I could construct worlds around that singular quote, but I won’t because I think it stands sturdily on its own. It encompasses worlds.

“I told them in 1968 — 50 years ago — I teed it up in this championship,” said Holder. “This is what I would tell (that version of me): ‘This is the greatest time of your life,’ and then I expounded on what that meant.”

For most of these guys, this is the peak of their golf career. Not everybody is a Wolff. Many of these dudes will never play in front of this many people again. This was it. For some of them, this was their last college tournament ever. There was an Alabama senior they showed on Golf Channel before the matches started. He said he couldn’t believe how fast it all went. You know, the usual trope. It seemed genuine, though, and it was.
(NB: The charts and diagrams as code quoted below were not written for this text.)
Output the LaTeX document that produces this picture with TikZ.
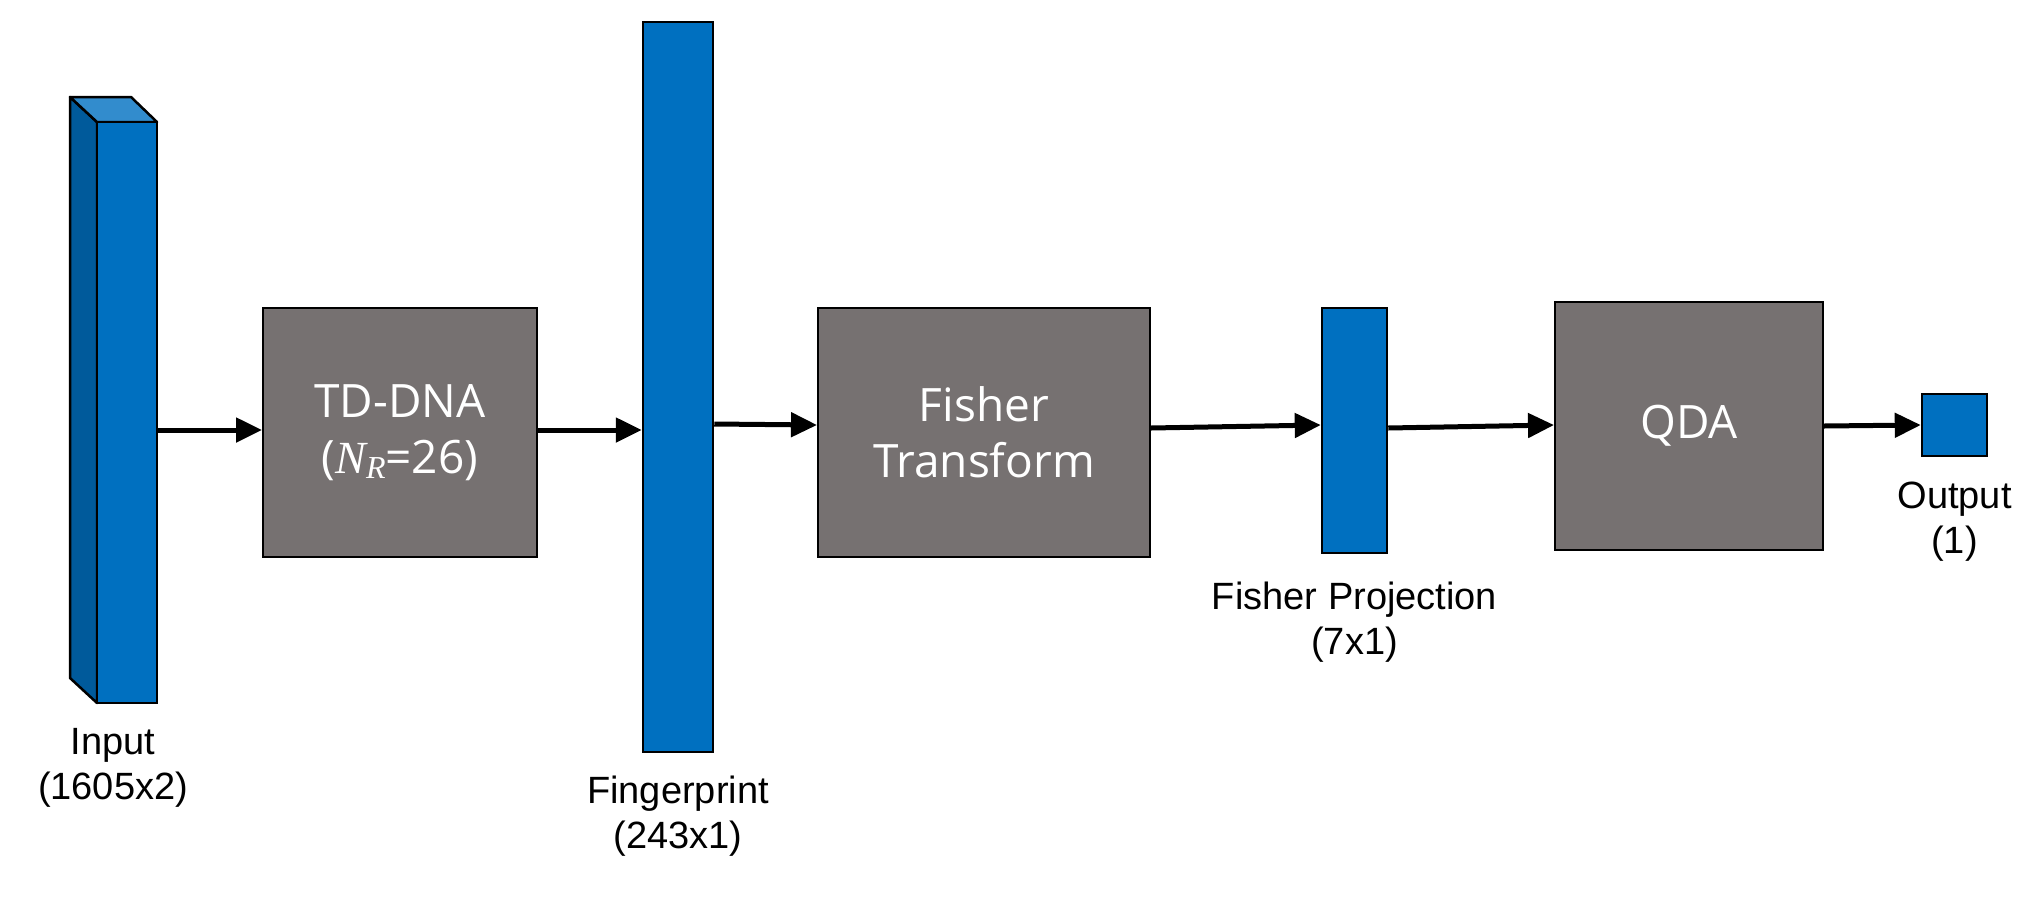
\documentclass[tikz,border=0pt]{standalone}
\usepackage{fontspec}
\setmainfont{Liberation Sans}
\newfontfamily\boxfont{Open Sans}
\newfontfamily\mathlike{Liberation Serif}
\usetikzlibrary{arrows.meta}
\definecolor{barblue}{RGB}{0,112,192}
\definecolor{sideblue}{RGB}{0,90,155}
\definecolor{topblue}{RGB}{50,140,205}
\definecolor{procgray}{RGB}{118,113,113}
\begin{document}
\begin{tikzpicture}[x=1pt,y=-1pt,
  bar/.style={draw=black,line width=2.5pt,fill=barblue},
  proc/.style={draw=black,line width=2pt,fill=procgray,text=white,font=\boxfont\fontsize{46}{56}\selectfont,align=center,inner sep=0pt},
  lab/.style={font=\fontsize{38}{45}\selectfont,align=center},
  arr/.style={line width=5pt,-{Triangle[length=26pt,width=24pt]}}]
\useasboundingbox (0,0) rectangle (2041,900);
% input 3D bar
\filldraw[fill=sideblue,draw=black,line width=2.5pt,line join=round] (70,97) -- (97,122) -- (97,703) -- (70,678) -- cycle;
\filldraw[fill=topblue,draw=black,line width=2.5pt,line join=round] (70,97) -- (131,97) -- (157,122) -- (97,122) -- cycle;
\node[bar,minimum width=60pt,minimum height=581pt,inner sep=0pt] (in) at (127,412.5) {};
\node[lab,anchor=north] (inl) at (113,725) {Input\\(1605x2)};
\node[proc,minimum width=274pt,minimum height=249pt] (td) at (400,432.5) {TD-DNA\\({\mathlike\itshape N\raisebox{-0.25ex}{\fontsize{32}{34}\selectfont R}}=26)};
\node[bar,minimum width=70pt,minimum height=730pt,inner sep=0pt] (fp) at (678,387) {};
\node[lab,anchor=north] (fpl) at (678,772) {Fingerprint\\(243x1)};
\node[proc,minimum width=332pt,minimum height=249pt] (ft) at (984,432.5) {Fisher\\Transform};
\node[bar,minimum width=65pt,minimum height=245pt,inner sep=0pt] (pj) at (1354.5,430.5) {};
\node[lab,anchor=north] (pjl) at (1354.5,578) {Fisher Projection\\(7x1)};
\node[proc,minimum width=268pt,minimum height=248pt] (qd) at (1689,426) {QDA};
\node[bar,minimum width=65pt,minimum height=62pt,inner sep=0pt] (out) at (1954.5,425) {};
\node[lab,anchor=north] (outl) at (1954.5,478) {Output\\(1)};
\draw[arr] (in.east |- 0,430) -- (td.west |- 0,430);
\draw[arr] (td.east |- 0,430) -- (fp.west |- 0,430);
\draw[arr] (fp.east |- 0,424) -- (ft.west |- 0,425);
\draw[arr] (ft.east |- 0,428) -- (pj.west |- 0,425);
\draw[arr] (pj.east |- 0,428) -- (qd.west |- 0,425);
\draw[arr] (qd.east |- 0,426) -- (out.west |- 0,425);
\end{tikzpicture}
\end{document}
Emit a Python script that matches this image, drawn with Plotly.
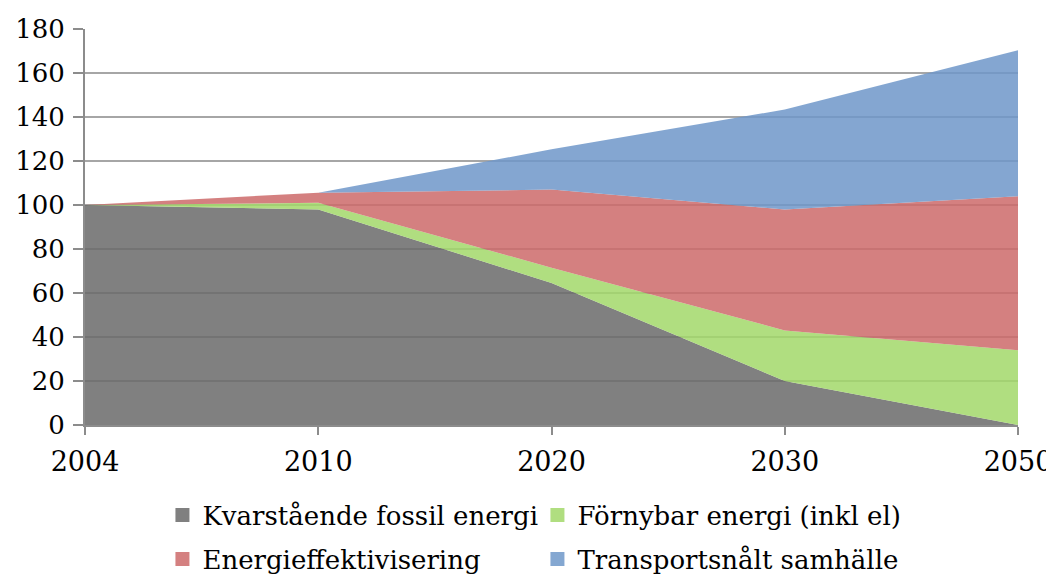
import plotly.graph_objects as go

years = ["2004", "2010", "2020", "2030", "2050"]
fossil = [100, 98, 64.5, 20, 0]
fornybar = [0, 3, 7, 23, 34]
effektiv = [0, 4.6, 35.5, 55, 70]
transport = [0, 0, 18.3, 45.4, 66.3]

names = ["Kvarstående fossil energi", "Förnybar energi (inkl el)",
         "Energieffektivisering", "Transportsnålt samhälle"]
series = [fossil, fornybar, effektiv, transport]
fills = ["rgba(106,106,106,0.85)", "rgba(162,216,106,0.85)",
         "rgba(204,106,106,0.85)", "rgba(110,151,201,0.85)"]
legend_cols = ["#808080", "#b0de80", "#d48080", "#84a7d1"]
legend_ids = ["legend", "legend", "legend2", "legend2"]

fig = go.Figure()
for n, s, fc in zip(names, series, fills):
    fig.add_trace(go.Scatter(x=years, y=s, name=n, stackgroup="one",
                             mode="none", fillcolor=fc, showlegend=False,
                             hoverinfo="x+y+name"))
for n, c, lg in zip(names, legend_cols, legend_ids):
    fig.add_trace(go.Scatter(x=[None], y=[None], name=n, mode="markers",
                             marker=dict(symbol="square", size=14, color=c),
                             showlegend=True, legend=lg))

font = "DejaVu Serif"
leg_common = dict(orientation="h", x=0.083, xanchor="left", yanchor="top",
                  traceorder="normal", entrywidth=330, entrywidthmode="pixels",
                  itemwidth=30, font=dict(family=font, size=26),
                  tracegroupgap=0, bgcolor="rgba(0,0,0,0)")
fig.update_layout(
    width=1046, height=570,
    margin=dict(l=77, r=36, t=21, b=153, autoexpand=False),
    paper_bgcolor="white", plot_bgcolor="white",
    font=dict(family=font, size=26, color="black"),
    showlegend=True,
    legend=dict(y=-0.168, **leg_common),
    legend2=dict(y=-0.279, **leg_common),
    xaxis=dict(type="category", range=[0, 4], showgrid=False, automargin=False,
               showline=True, linecolor="#8c8c8c", linewidth=2,
               ticks="outside", ticklen=8, tickcolor="#8c8c8c", tickwidth=2,
               tickfont=dict(family=font, size=27), zeroline=False,
               ticklabelstandoff=4),
    yaxis=dict(range=[0, 180], dtick=20, showgrid=True, gridcolor="#a6a6a6",
               gridwidth=2, showline=True, linecolor="#8c8c8c", linewidth=2,
               automargin=False,
               ticks="outside", ticklen=10, tickcolor="#8c8c8c", tickwidth=2,
               tickfont=dict(family=font, size=26), zeroline=False,
               ticklabelstandoff=3),
)
fig.write_html("out.html")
I talked to two people on Wednesday associated with OSU golf. The first was Zack Robinson, who played on the 2006 team. The second was Ryan Cameron, OSU’s sports information director for men’s golf. I chatted briefly (and separately) with them about the last time OSU held a trophy. All three of us were in our 20s then. We aren’t anymore. That was a long time ago. Before many of us were married or had kids or real jobs or any of that.

Sports are sports, and they’re great. Titles are awesome. OSU has 52 of them now, and this was my first to ever see in person. But sports also have a way of drawing out of you markers of time that feel important when you’re in them. I felt that when Holder talked. I felt it when Cameron and Robinson talked, too.

Wednesday was special, and there’s an irony that the five guys who kissed a trophy at the end of a wild week at Karsten might have the worst vantage point for what they just accomplished. I asked Holder how he was able to convince these kids to appreciate the present.

“It’s impossible,” he said with a grin. “They’ll figure it out when they’re my age.”